Cause: DNS-01 challenge can’t create TXT record (wrong credentials, missing permissions).
# Debug
kubectl describe challenge <challenge-name> -n <namespace>
kubectl logs -n cert-manager deploy/cert-manager -f | grep -i error
Ingress serves old certificate after renewal
Cause: Ingress controller didn’t detect the Secret update.
# Force ingress controller to reload
kubectl rollout restart deployment ingress-nginx-controller -n ingress-nginx
# Or verify the controller watches Secrets (nginx-ingress does by default)
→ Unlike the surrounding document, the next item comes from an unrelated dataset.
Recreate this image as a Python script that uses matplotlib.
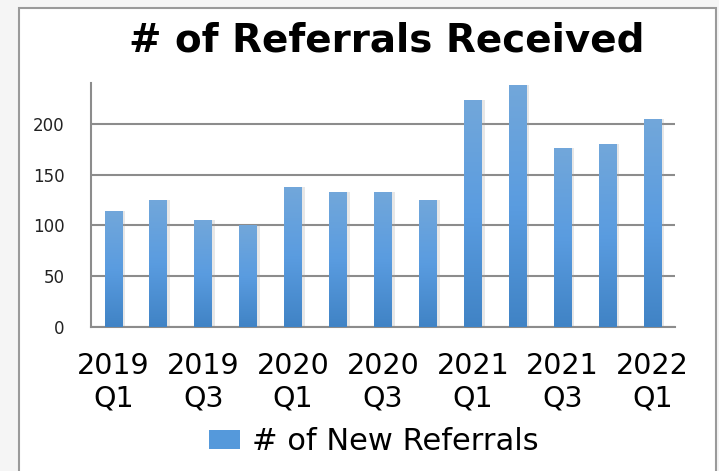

Istio: “upstream connect error or disconnect/reset before headers”
Cause: mTLS handshake failure between pods (certificate expired, CA mismatch, sidecar not injected).
# Check if sidecar is injected
kubectl get pod <pod> -o jsonpath='{.spec.containers[*].name}'
# Should include "istio-proxy"
# Check certificate validity
istioctl proxy-config secret <pod> | grep "VALID"
FAQ
Q: Do I need cert-manager if I use a service mesh? A: Yes — they handle different layers. cert-manager manages ingress certificates (public-facing TLS). The service mesh manages internal mTLS certificates (pod-to-pod). They don’t overlap.
Q: What about Gateway API (replacing Ingress)?
A: cert-manager supports Gateway API via the gateway-shim controller. Same concept: annotate your Gateway/HTTPRoute, cert-manager provisions the certificate.
Q: How do I handle certificates for non-HTTP services (gRPC, databases)?
A: Use cert-manager Certificate resources directly (not via Ingress annotations). Mount the resulting Secret as a volume in your pod. Your application loads the cert from the mounted path.
Q: Should I use Let’s Encrypt or a private CA for internal services? A: Private CA (Vault, AWS PCA, self-signed CA via cert-manager). Internal services don’t need public trust. Private CAs give you: no rate limits, custom validity periods, no external dependency, and no information leakage to CT logs.